Tuesday 10 May 2011

Maazel's Mahler Cycle 2011: Mahler Symphony No.3

Maazel Mahler Cycle: Symphony No. 3 (Royal Festival Hall, 8th May 2011)
However much Mahler fascinates me it was with a little trepidation I was seated for this two hour, without interval, concert and of course armed myself with a chocolate ice-cream on hearing that once things were started there would be no remerging until the symphony itself finished to sing. Even for a Mahler admirer and for having heard some of his previous works I was not quite prepared for this experience. Two hours without interval may still sound daunting, but I can assure you time evaporated during Maazel’s spellbinding conducting of this Mahler symphony.

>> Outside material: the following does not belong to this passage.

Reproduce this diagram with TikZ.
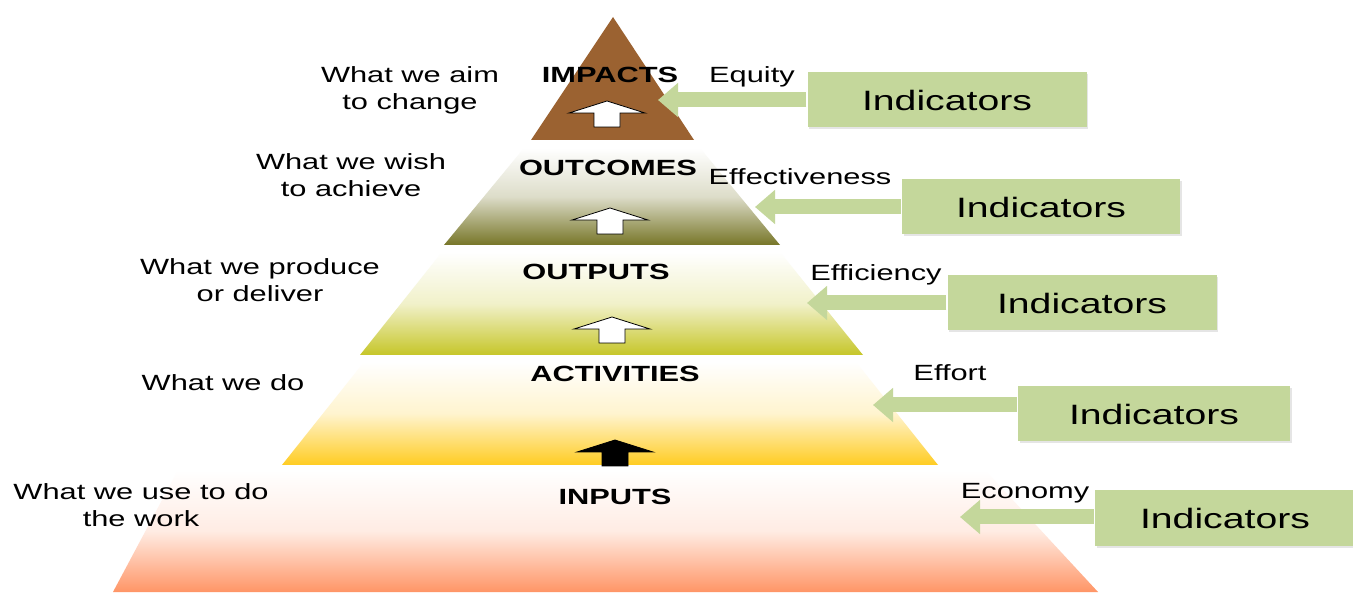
\documentclass[tikz,border=0pt]{standalone}
\usepackage{fontspec}
\setmainfont[FakeStretch=1.4]{Liberation Sans}
\usetikzlibrary{arrows.meta,shadows}
\definecolor{colImp}{HTML}{9B6231}
\definecolor{colOutc}{HTML}{777628}
\definecolor{colOutp}{HTML}{C6C629}
\definecolor{colAct}{HTML}{FFCC22}
\definecolor{colInp}{HTML}{FF9566}
\definecolor{colInd}{HTML}{C4D79B}
\begin{document}
\begin{tikzpicture}[x=1pt,y=-1pt,
  lbl/.style={font=\fontsize{22}{27}\selectfont, align=center, inner sep=0pt},
  lvl/.style={font=\fontsize{22}{27}\selectfont\bfseries, inner sep=0pt, anchor=base},
  crit/.style={font=\fontsize{22}{27}\selectfont, inner sep=0pt, anchor=base},
  indbox/.style={fill=colInd, minimum height=55pt, inner sep=0pt,
    font=\fontsize{28}{34}\selectfont,
    drop shadow={shadow xshift=1.5pt, shadow yshift=-2pt, opacity=0.2}},
  indfront/.style={fill=colInd, minimum height=55pt, inner sep=0pt,
    font=\fontsize{28}{34}\selectfont},
  garrow/.style={draw=colInd, line width=15pt, -{Triangle[width=33pt,length=20pt]}},
  uparr/.pic={\path[pic actions] (0,0) -- (38,12) -- (13,12) -- (13,26) -- (-13,26) -- (-13,12) -- (-38,12) -- cycle;}
]
\useasboundingbox (0,0) rectangle (1353,593);
\fill[white] (0,0) rectangle (1353,593);

% pyramid bands
\shade[top color=white, bottom color=colInp, middle color=colInp!18]
  (178,470) -- (985,470) -- (1098,592) -- (113,592) -- cycle;
\shade[top color=white, bottom color=colAct, middle color=colAct!22]
  (364,362) -- (856,362) -- (938,465) -- (282,465) -- cycle;
\shade[top color=white, bottom color=colOutp, middle color=colOutp!25]
  (442,252) -- (780,252) -- (863,355) -- (360,355) -- cycle;
\shade[top color=white, bottom color=colOutc, middle color=colOutc!25]
  (524,148) -- (700,148) -- (780,245) -- (444,245) -- cycle;
\fill[colImp] (613,17) -- (694,140) -- (531,140) -- cycle;

% up arrows
\pic[draw=black, fill=white, line width=0.8pt] at (607,101) {uparr};
\pic[draw=black, fill=white, line width=0.8pt] at (610,208) {uparr};
\pic[draw=black, fill=white, line width=0.8pt] at (612,317) {uparr};
\pic[draw=black, fill=black, line width=0.8pt] at (615,440) {uparr};

% level labels
\node[lvl] (impacts) at (610,83) {IMPACTS};
\node[lvl] (outcomes) at (608,176) {OUTCOMES};
\node[lvl] (outputs) at (596,280) {OUTPUTS};
\node[lvl] (activities) at (615,382) {ACTIVITIES};
\node[lvl] (inputs) at (615,504) {INPUTS};

% left descriptions
\node[lbl] (d1) at (410,90) {What we aim\\to change};
\node[lbl] (d2) at (351,175) {What we wish\\to achieve};
\node[lbl] (d3) at (260,280) {What we produce\\or deliver};
\node[lbl, anchor=base] (d4) at (223,391) {What we do};
\node[lbl] (d5) at (141,505) {What we use to do\\the work};

% criteria
\node[crit] (c1) at (752,83) {Equity};
\node[crit] (c2) at (800,185) {Effectiveness};
\node[crit] (c3) at (876,281) {Efficiency};
\node[crit] (c4) at (950,381) {Effort};
\node[crit] (c5) at (1025,499) {Economy};

% arrow tips
\coordinate (t1) at (658,100);
\coordinate (t2) at (755,207);
\coordinate (t3) at (807,303);
\coordinate (t4) at (873,405);
\coordinate (t5) at (960,517);

% indicator boxes (shadowed backs)
\path (947,100) node[indbox, minimum width=279pt] (i1) {\phantom{Indicators}};
\path (1041,207) node[indbox, minimum width=278pt] (i2) {\phantom{Indicators}};
\path (1082,303) node[indbox, minimum width=269pt] (i3) {\phantom{Indicators}};
\path (1154,414) node[indbox, minimum width=272pt] (i4) {\phantom{Indicators}};
\path (1225,518) node[indbox, minimum width=260pt] (i5) {\phantom{Indicators}};

% green arrows
\draw[garrow] ([xshift=-1pt]i1.west |- t1) -- (t1);
\draw[garrow] ([xshift=-1pt]i2.west |- t2) -- (t2);
\draw[garrow] ([xshift=-1pt]i3.west |- t3) -- (t3);
\draw[garrow] ([xshift=-1pt]i4.west |- t4) -- (t4);
\draw[garrow] ([xshift=-1pt]i5.west |- t5) -- (t5);

% box fronts with text
\node[indfront, minimum width=279pt] (f1) at (i1) {Indicators};
\node[indfront, minimum width=278pt] (f2) at (i2) {Indicators};
\node[indfront, minimum width=269pt] (f3) at (i3) {Indicators};
\node[indfront, minimum width=272pt] (f4) at (i4) {Indicators};
\node[indfront, minimum width=260pt] (f5) at (i5) {Indicators};
\end{tikzpicture}
\end{document}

This was an utterly mesmerising and epic evening.
As reviewed by the Guardian “Maazel’s Mahler is a cosmic experience” (Guardian, April 2011). Sarah Connolly gave a hauntingly lovely mezzo-soprano rendition of Nietzsche’s “Midnight Song”, especially commendable since Connolly covered for the planned performance by Christianne Stotjin at short notice. The first violinist Zsolt-TihamĂ©r Visontay played with exquisite lucidity and led the strings beautifully in what was some very rousing and intense music making. The final movement in particular is utterly breathtaking and although I have considered some of the concerts I have been to in the past wonderful this is not so much something witnessed as an experience lived that leaves one speechless. The range of moods in the music covers a broad spectrum, from sweet religiosity, slyvestian flora and fauna to gripping passion in the final moments. The journey is one through the landscape of the human soul itself and in its final throes it is piercing, penetrating every cell both physical and metaphysical with its beauty. By doing so the music itself seems capable of transfiguring the human mass receiving its impact. It is a piece that in its closing makes love to the listener’s soul, imbuing it with new feeling, so that you leave changed through having encountered it. To put it in the words of a much more able and much admired music critic, Edward Said, this piece does indeed seem to demonstrate how Mahler's "drawn-out lines" may indeed "signify an ecstatic accepyance of mortality." (E. Said, Music at the Limits, 2009. p. 180) It also complied with a view posited by Donald Mitchell on Mahler, as noted in Said, (ibid) that it is necessary for "the music (to) carry you beyond lines and strict patterns into a heightened form of ritual."  
(Maazel’s cycle continues at the Southbank Centre’s Royal Festival Hall with Mahler’s symphony No.7 on Thursday 26 May 2011 7pm)
Mahler’s music to Nietsche’s incredibly powerful words is indescribable and certainly conveys the depth of the sentiment that “all longing craves eternity.”*
*O Man, take heed!
What does the deep midnight say?
I slept! From deep dreams I have awoken!
The world is deep
And deeper than the day thought!
Deep is its woe!
Longing, deeper still than heartache!
Woe says: Pass hence!
But all longing craves eternity,
Craves deep, deep eternity.

(Midnight song by Friedrich Wilhelm Neitsche 1844-1900 as translasted by William Mann and printed in the performance programme.)